Turkey's non-bank financial institutions (NBFI) law has triggered limited reform and innovation among leasing, factoring and finance companies since coming into force at the start of 2013, Fitch Ratings says. But we expect growth in the sale-and-leaseback (SLB) market and consolidation among factoring companies over the next 18 months.

Demand for SLB transactions, which the law permitted for the first time in Turkey, is from companies seeking to refinance head offices and other premises, and unlock the value of real estate assets. We believe the market is set for growth as companies strive to achieve leaner balance sheets, improve financial ratios, refinance short-term debt and optimise financial flexibility.

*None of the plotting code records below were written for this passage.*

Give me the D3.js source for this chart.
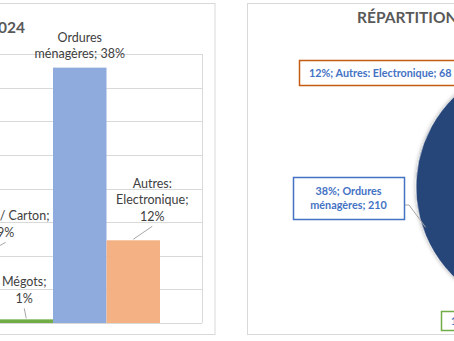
<!DOCTYPE html>
<html>
<head>
<meta charset="utf-8">
<script src="https://cdn.jsdelivr.net/npm/d3@7"></script>
<style>
  html, body { margin: 0; padding: 0; background: #fff; }
  svg { display: block; font-family: Lato, "Open Sans", sans-serif; }
</style>
</head>
<body>
<svg id="chart" width="454" height="341"></svg>
<script>
// data
const categories = ["Papier / Carton", "Mégots", "Ordures ménagères", "Autres: Electronique"];
const counts = [50, 3, 210, 68];
const hiddenCount = 222;           // slices of the pie that lie outside the picture
const barColors = ["#A5A5A5", "#70AD47", "#8FAADC", "#F4B183"];
const pieColors = ["#7F7F7F", "#548235", "#264478", "#C55A11"];
const boxColors = ["#A5A5A5", "#70AD47", "#4472C4", "#C55A11"];
const yTicks = [0, 0.05, 0.10, 0.15, 0.20, 0.25, 0.30, 0.35, 0.40];

const total = d3.sum(counts) + hiddenCount;
const data = categories.map((c, i) => ({ cat: c, count: counts[i], pct: counts[i] / total, i }));
const pctFmt = d => Math.round(d.pct * 100) + "%";

const svg = d3.select("#chart");

// panels
svg.append("rect").attr("x", -10).attr("y", 3.5).attr("width", 225).attr("height", 331)
  .attr("fill", "#fff").attr("stroke", "#D9D9D9");
svg.append("rect").attr("x", 247.5).attr("y", 3.5).attr("width", 220).attr("height", 331)
  .attr("fill", "#fff").attr("stroke", "#D9D9D9");

// ---------- bar chart ----------
const bar = svg.append("g");
const xScale = d3.scaleBand().domain(categories).range([-96, 202]).paddingInner(0).paddingOuter(0.785);
const yScale = d3.scaleLinear().domain([0, 0.40]).range([323, 54]);

bar.selectAll(".grid").data(yTicks).enter().append("line")
  .attr("class", "grid")
  .attr("x1", -10).attr("x2", 202)
  .attr("y1", d => Math.round(yScale(d)) + 0.5).attr("y2", d => Math.round(yScale(d)) + 0.5)
  .attr("stroke", "#D9D9D9");
bar.append("line").attr("x1", 202.5).attr("x2", 202.5).attr("y1", yScale(0.40)).attr("y2", yScale(0))
  .attr("stroke", "#D9D9D9");

bar.selectAll(".bar").data(data).enter().append("rect")
  .attr("class", "bar")
  .attr("x", d => xScale(d.cat))
  .attr("y", d => yScale(d.pct))
  .attr("width", xScale.bandwidth())
  .attr("height", d => yScale(0) - yScale(d.pct))
  .style("fill", d => barColors[d.i]);

bar.append("text").attr("x", 25).attr("y", 33)
  .attr("text-anchor", "end").attr("font-size", 15.5).attr("font-weight", "bold").attr("fill", "#595959")
  .text("DÉCHETS COLLECTÉS EN 2024");

// bar labels: offset from the bar top
const barLabel = {
  "Papier / Carton": { dx: 33, dy: -30, lines: d => ["Papier / Carton;", pctFmt(d)], leader: true },
  "Mégots": { dx: -2, dy: -21, lines: d => ["Mégots;", pctFmt(d)], leader: true },
  "Ordures ménagères": { dx: 0, dy: -14, lines: d => ["Ordures", "ménagères; " + pctFmt(d)], leader: false },
  "Autres: Electronique": { dx: 19, dy: -24, lines: d => ["Autres:", "Electronique;", pctFmt(d)], leader: true }
};
const lh = 16.5;
data.forEach(d => {
  const L = barLabel[d.cat];
  const cx = xScale(d.cat) + xScale.bandwidth() / 2;
  const top = yScale(d.pct);
  const lines = L.lines(d);
  const t = bar.append("text").attr("text-anchor", "middle").attr("font-size", 12.5).attr("fill", "#404040");
  lines.forEach((s, k) => {
    t.append("tspan").attr("x", cx + L.dx)
      .attr("y", top + L.dy - (lines.length - 1 - k) * lh + 4.5).text(s);
  });
  if (L.leader) {
    bar.append("line").attr("x1", cx + L.dx).attr("y1", top + L.dy + 10)
      .attr("x2", cx).attr("y2", top - 1).attr("stroke", "#A6A6A6");
  }
});

// ---------- pie ----------
const defs = svg.append("defs");
const f = defs.append("filter").attr("id", "sh").attr("x", "-20%").attr("y", "-20%").attr("width", "140%").attr("height", "140%");
f.append("feDropShadow").attr("dx", 0).attr("dy", 0).attr("stdDeviation", 2).attr("flood-color", "#000").attr("flood-opacity", 0.35);

const pcx = 541.6, pcy = 187, pr = 125.6;
const pieData = [{ cat: "hidden", count: hiddenCount, i: -1 }].concat(data);
const arcs = d3.pie().sort(null).value(d => d.count)(pieData);
const arc = d3.arc().innerRadius(0).outerRadius(pr);
const pie = svg.append("g").attr("transform", `translate(${pcx},${pcy})`);
pie.selectAll("path").data(arcs).enter().append("path")
  .attr("d", arc)
  .attr("fill", a => a.data.i < 0 ? "#A5A5A5" : pieColors[a.data.i])
  .attr("stroke", "#fff").attr("stroke-width", 0.5)
  .attr("filter", "url(#sh)");

svg.append("text").attr("x", 357).attr("y", 23)
  .attr("font-size", 15.5).attr("font-weight", "bold").attr("fill", "#595959")
  .text("RÉPARTITION DES DÉCHETS");

// pie label boxes
const boxLayout = {
  "Autres: Electronique": { x: 299, y: 60, w: 170, h: 25, lines: d => [pctFmt(d) + "; Autres: Electronique; " + d.count] },
  "Ordures ménagères": { x: 293, y: 177, w: 111, h: 42, lines: d => [pctFmt(d) + "; Ordures", "ménagères; " + d.count], leader: true },
  "Mégots": { x: 441, y: 311, w: 70, h: 19, lines: d => [pctFmt(d) + "; Mégots; " + d.count] }
};
const outer = d3.arc().innerRadius(pr).outerRadius(pr);
arcs.forEach(a => {
  const B = boxLayout[a.data.cat];
  if (!B) return;
  const d = a.data;
  if (B.leader) {
    const c = outer.centroid(a);
    svg.append("polyline")
      .attr("points", [[B.x + B.w, B.y + 28], [B.x + B.w + 5, B.y + 28], [pcx + c[0], pcy + c[1] - 8]].join(" "))
      .attr("fill", "none").attr("stroke", "#A6A6A6");
  }
  svg.append("rect").attr("x", B.x + 0.5).attr("y", B.y + 0.5).attr("width", B.w).attr("height", B.h)
    .attr("fill", "#fff").attr("stroke", boxColors[d.i]).attr("stroke-width", 1.5);
  const lines = B.lines(d);
  const t = svg.append("text").attr("font-size", 10.8).attr("font-weight", "bold").attr("fill", "#4472C4")
    .attr("text-anchor", lines.length > 1 ? "middle" : "start");
  lines.forEach((s, k) => {
    t.append("tspan")
      .attr("x", lines.length > 1 ? B.x + B.w / 2 : B.x + 10)
      .attr("y", B.y + B.h / 2 + 4 + (k - (lines.length - 1) / 2) * 13.5)
      .text(s);
  });
});
</script>
</body>
</html>
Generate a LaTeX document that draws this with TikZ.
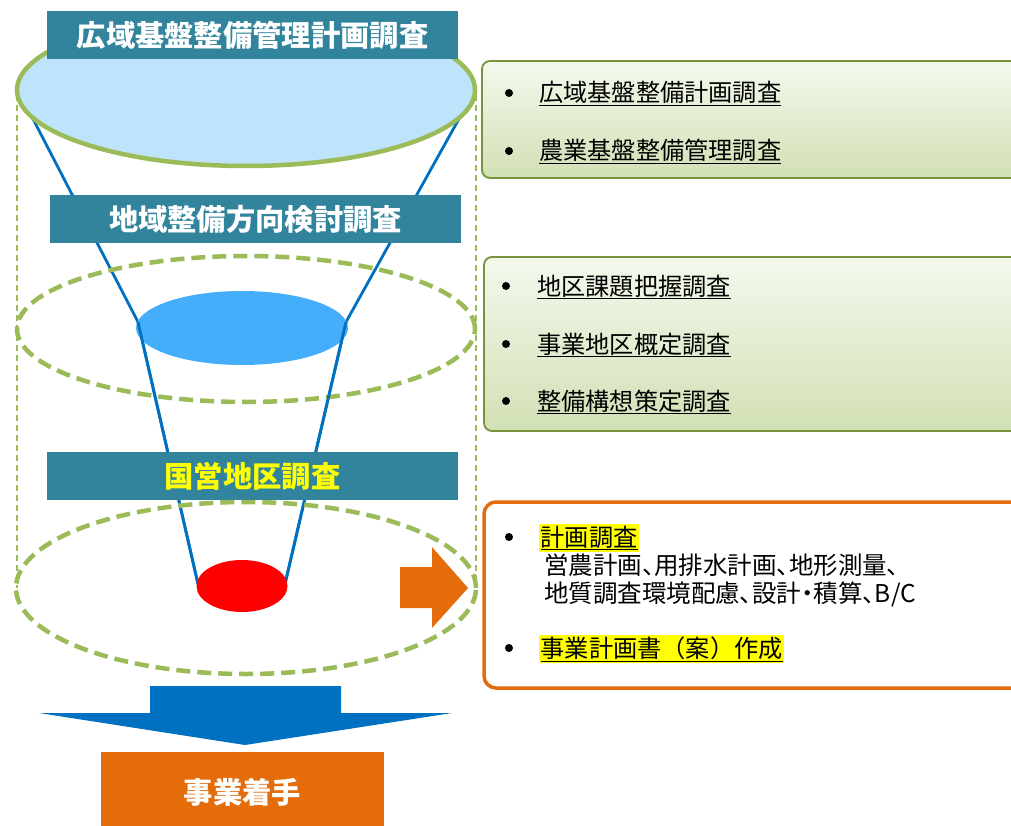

Firms can also benefit from tax advantages because fixed assets are valued at market rates without triggering capital gains tax payments at the point of entering into a SLB transaction.

But SLB deals heighten risks for leasing companies. They increase concentration as transaction sizes are often large and maturities are long, up to six years.

The new law is also likely to drive consolidation in the financing sector, although this has been limited to date. Mergers, acquisitions and even liquidations are likely as firms act to meet the requirement to have minimum paid-in capital of TRY20m by end-2015.

Factoring companies are likely to undergo more dramatic changes than leasing firms. The 31 leasing companies are dominated by bank-owned subsidiaries, where capital is likely to be provided as required, and some larger independent companies that already comply with future minimum capital levels. In contrast, we estimate that up to 50 of around 80 factoring companies, excluding bank-owned subsidiaries, do not yet comply with the upcoming requirements. Of these, around 35 would still fall short even after converting retained earnings to capital. Nevertheless, there has been little visible change in the NBFI market so far. Operating leases, also newly permitted, have not taken off. These represented an insignificant (less than 1%) proportion of total outstanding leases at end-2013.

We expect limited growth for operating leases because barriers to entry are high. Challenges for newcomers include lack of specialist knowledge, competition from established vehicle fleet-management companies and the absence of liquid secondary markets across a broad range of asset classes other than vehicles, making recovery values difficult to assess. Accounting practices differ between finance and operating leasing activities, which distorts the figures investors analyse.

But there have been some improvements in transparency, even though delays in establishing a central invoice registrar means it is now expected to begin operations only in 3Q14. The NBFI Association is up and running. Conferences, publications and data for NBFIs appear to be gathering pace. Improved transparency could benefit bond issuance as local investors increasingly require additional disclosure.

Fitch rates 10 NBFIs in Turkey. Growth opportunities for Turkish NBFIs remain strong as demand for finance is highly correlated with GDP, which we forecast to grow at 2.5% for this year and 3.2% for 2015.